A recent white paper by DYMO Endica claims that Electronic Postage Technology Demystifies International Shipping. Needless to say this got my attention because, being aware of the dozens and dozens of issues that can arise in international shipping, postage usually doesn’t make the list.
The paper starts off with some facts that every supply manager needs to know, which include:
- 96% of the world’s consumers live outside the US and collectively hold two thirds of the world’s purchasing power
- currently, US-based online retailers that ship abroad acquire 5% of their revenue from foreign orders and this number is rising
- 14.5% of retailers that ship abroad see more than 25% of total sales from foreign orders
- rate classes that change annually, tariffs and taxes in multiple currencies, the disparate shipping rules of numerous countries, plus the rigours of complying with customs documentation and reporting are just a few of the challenges of international shipping
And then defines electronic postage systems as:
|software platforms that enable the online purchase and printing of U.S. Postal Service postage, from the computer, to be used for domestic and international mailing and shipping|
which is the proper definition of a country-based electronic postage solution. But how does that address the issues of tariffs, the disparate shipping rules of multiple countries, and the rigours of complying with customs documentation? All a typical electronic postage system does is insure that you apply the proper amount of postage (assuming you enter the proper dimensions of the packaged item and the proper weight and choose the proper shipping method, as the system looks up the rate from published rate tables). Now, some solutions from private industry will also produce the necessary documentation, given the necessary information, but then you are venturing into the territory of customs and trade documentation solutions. By definition, an electronic postage system does not produce customs documents. And you need to know how to answer the questions correctly (in what is typically a wizard-like interface) to get the right documentation.

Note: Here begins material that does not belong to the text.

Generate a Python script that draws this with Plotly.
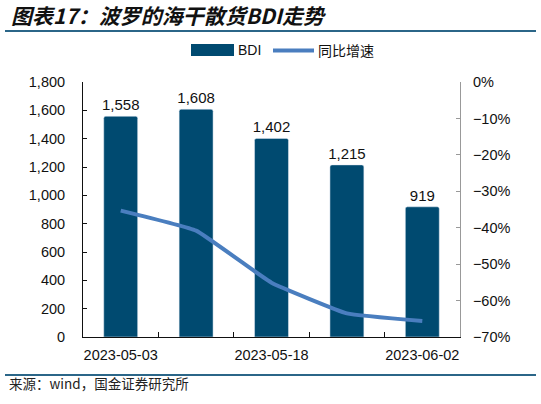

In other words, if you integrate an electronic postage system with a trade and customs documentation system, you will simplify the trade process, as you will know how much you have to pay and what documents you need to include, but you will not demystify it. Many of these regulations are complex, with even more complex classifications for goods (for example, referencing HTS codes, a printer shipped with an installed cartridge is not the same as a printer shipped with an uninstalled cartridge). If you don’t understand the rules and regulations of where you are shipping, and the terminology used by the application, you will still be lost. There’s no magic demystification that occurs simply with the acquisition of such a solution.
However, if you understand the basics of international shipping, and the mandatory rules and regulations of the country you are shipping to, I do believe their claim that average shipping time can be reduced from 20 minutes to 2 if the software is in the hands of a professional in international shipping and logistics.
If you’re a small to mid-size business getting into the international direct-to-consumer shipping game, the white paper is definitely worth a read, but don’t get taken for a ride on the magic carpet. Simplification is not demystification, and you’ll have to learn a little to get a lot from this type of solution.